→ COLLECTED MATERIAL
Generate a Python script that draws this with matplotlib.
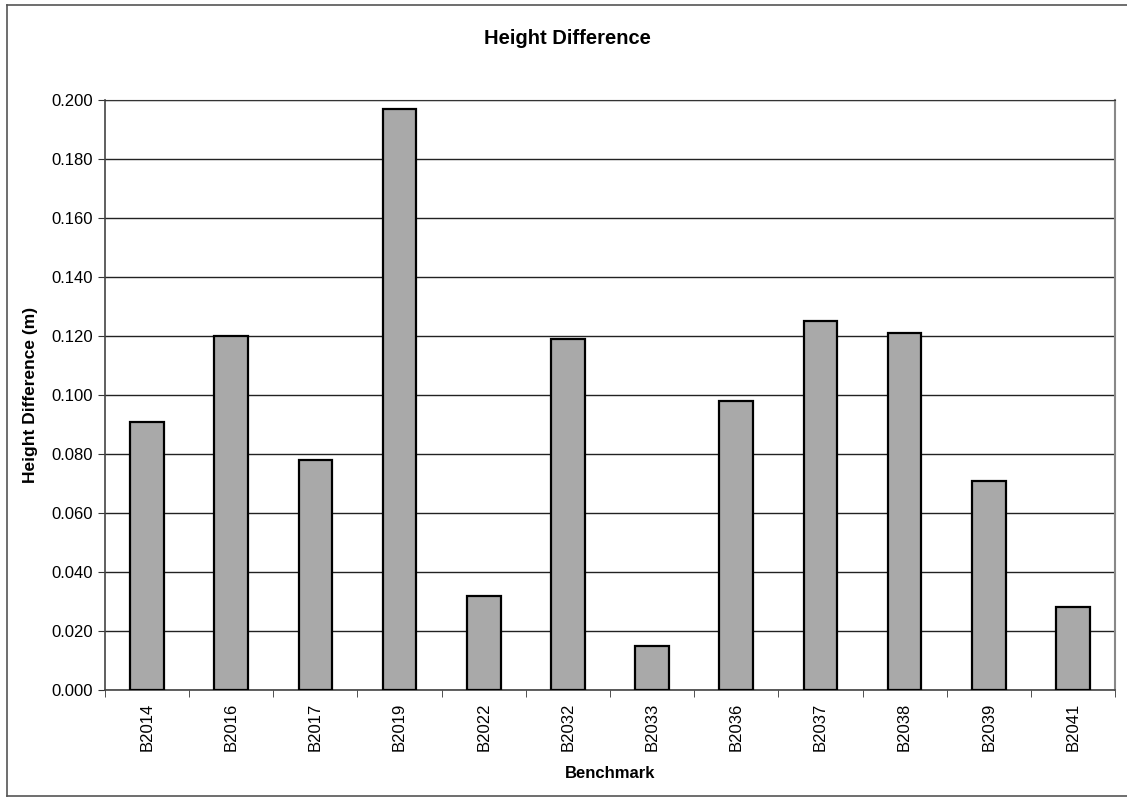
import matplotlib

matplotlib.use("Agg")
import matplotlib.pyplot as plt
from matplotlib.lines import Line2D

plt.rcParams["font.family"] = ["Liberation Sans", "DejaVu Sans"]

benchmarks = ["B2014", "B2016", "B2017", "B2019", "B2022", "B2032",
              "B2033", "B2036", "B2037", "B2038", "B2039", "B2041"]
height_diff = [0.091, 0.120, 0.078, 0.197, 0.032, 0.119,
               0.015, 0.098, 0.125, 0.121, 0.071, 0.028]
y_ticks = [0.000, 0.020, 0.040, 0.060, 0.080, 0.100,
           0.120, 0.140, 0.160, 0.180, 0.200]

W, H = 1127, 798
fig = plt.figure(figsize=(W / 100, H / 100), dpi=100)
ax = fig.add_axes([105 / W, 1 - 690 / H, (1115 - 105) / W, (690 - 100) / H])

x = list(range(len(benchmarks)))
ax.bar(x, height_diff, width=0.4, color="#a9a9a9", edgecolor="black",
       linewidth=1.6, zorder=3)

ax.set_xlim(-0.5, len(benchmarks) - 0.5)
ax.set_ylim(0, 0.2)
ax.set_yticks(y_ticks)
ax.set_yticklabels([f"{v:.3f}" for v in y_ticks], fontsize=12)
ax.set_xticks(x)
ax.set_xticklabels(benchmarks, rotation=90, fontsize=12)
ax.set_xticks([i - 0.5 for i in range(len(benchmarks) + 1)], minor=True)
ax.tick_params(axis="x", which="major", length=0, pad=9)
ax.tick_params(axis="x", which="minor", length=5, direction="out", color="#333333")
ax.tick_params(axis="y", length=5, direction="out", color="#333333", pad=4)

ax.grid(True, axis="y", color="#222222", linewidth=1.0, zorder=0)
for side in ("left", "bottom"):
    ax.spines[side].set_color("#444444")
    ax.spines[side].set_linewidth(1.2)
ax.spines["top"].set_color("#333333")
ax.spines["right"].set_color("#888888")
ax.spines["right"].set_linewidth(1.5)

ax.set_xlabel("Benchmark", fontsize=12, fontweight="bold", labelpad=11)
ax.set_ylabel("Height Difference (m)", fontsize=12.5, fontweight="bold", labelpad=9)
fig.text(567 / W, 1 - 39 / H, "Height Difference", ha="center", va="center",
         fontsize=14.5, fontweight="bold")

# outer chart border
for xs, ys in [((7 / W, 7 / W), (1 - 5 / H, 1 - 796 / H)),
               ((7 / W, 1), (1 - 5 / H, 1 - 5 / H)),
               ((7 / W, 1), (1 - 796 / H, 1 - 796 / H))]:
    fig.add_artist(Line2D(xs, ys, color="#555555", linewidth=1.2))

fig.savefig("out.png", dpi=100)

→ EXERCISE DIRECTIONS
Reproduce every line of the listing above in which the string "matplotlib" appears.

→ COMPLETED TASK
Generate a Python script that draws this with matplotlib.
import matplotlib
matplotlib.use("Agg")
import matplotlib.pyplot as plt
from matplotlib.lines import Line2D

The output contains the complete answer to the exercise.